The following example illustrates the point.
Trust A has developed a backlog of patients on its waiting list who have already waited over 18 weeks. The Trust does not want to have a backlog, and notes that the NHS Constitution right to treatment within 18 weeks, the incomplete pathways performance standard, the accepted principle that patients with similar clinical priority should broadly be treated on a first-come-first-served basis, and the wishes of clinicians and managers alike, all point towards a clear and simple solution: treat the over-18-week waiters and thereby clear the backlog.
However Trust A is restricted from doing so by the admitted patients performance standard, which stipulates that 90% of admitted patients must be selected from those who have waited less than 18 weeks. (The performance standard for non-admitted patients has exactly the same effect, though in practice it is less likely to be the stumbling block.)
The admitted patients performance standard has a number of effects:
1) In order to clear 100 long-waiting patients who have already breached 18 weeks, the Trust must at the same time admit 900 short-waiting patients whether their clinical priority justifies it or not (and in most cases it will not). This queue-jumping is unfair to the long-waiting patients.

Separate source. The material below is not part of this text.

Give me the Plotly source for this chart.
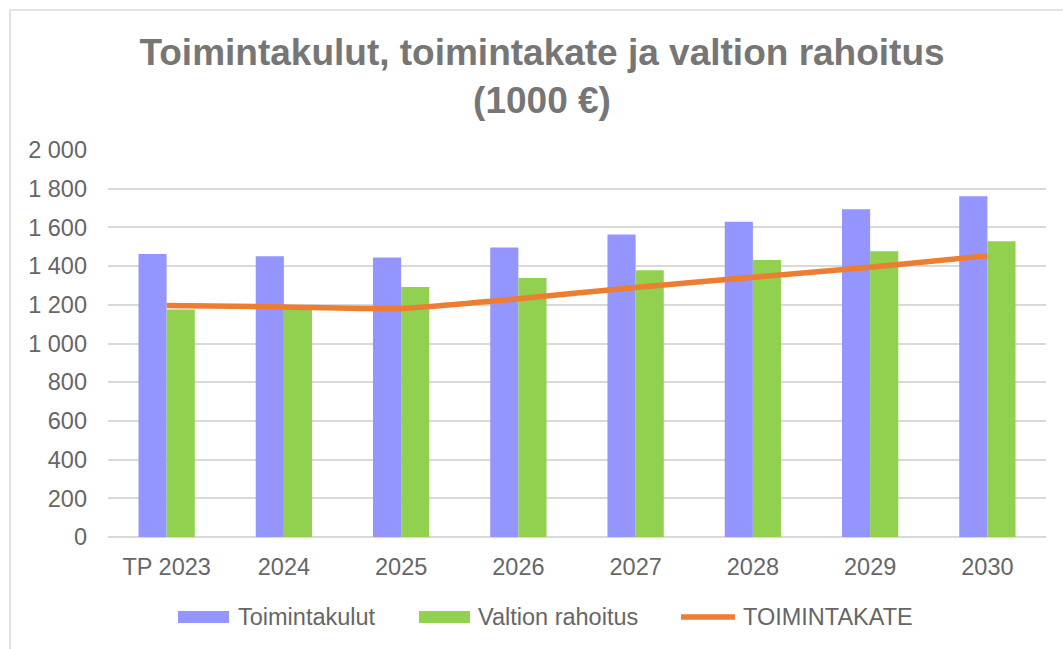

2) This queue-jumping also pushes up maximum waiting times (as queue-jumping does in any queue) thereby making the long-wait backlog worse than it would have been without the queue-jumping. The number of over-18-week waiters will therefore be much higher than it would have been, if the Trust had been allowed to treat non-urgent patients in date order. This undermines the NHS Constitution right to treatment within 18 weeks.
3) Put another way, the Trust is only able to clear the backlog slowly, because it is only allowed to devote 10% of its activity to the long-waiting backlog. If this restriction were lifted, it could devote all its non-urgent capacity to the backlog (typically between 50% and 95% of activity depending on the number of urgent patients in the casemix) and clear it much more quickly.
4) The Trust Board’s monthly Performance Report monitors all three performance standards, but a majority of Board members have a limited understanding of how the standards act in opposition to each other. This leads to poorer monitoring and decision-making than if just one performance standard, whose effect is intuitive, were monitored.
5) Statistics are collected and published nationally based on all three performance standards, which leads to misunderstandings about the NHS’s waiting times performance by the general public, journalists, and politicians. Such misunderstandings have in the past reached the highest level: exchanges between the Prime Minister and Leader of the Opposition at Prime Minister’s Questions have on occasion assumed that an increase in the number of long-waiters being treated is a bad thing, when in fact it resulted in a reduction in the number of long-waiters still waiting which is a good thing.
In contrast to the admitted and non-admitted performance standards, the newer standard (that 92% of patients on incomplete pathways should have been waiting no more than 18 weeks from referral) does not similarly frustrate good waiting list management, and should therefore be retained.
It may be that the admitted and non-admitted performance standards were included in Objective 10 because they are referred to in directions 2 and 6 of The Primary Care Trusts and Strategic Health Authorities (Waiting Times) Directions 2010, which were intended to support the 18 week rights in the NHS Constitution. For the reasons given above they are poor instruments for delivering that intention, and the directions should therefore be amended to omit reference to the admitted and non-admitted performance standards, and refer instead to the 92% incomplete pathways standard.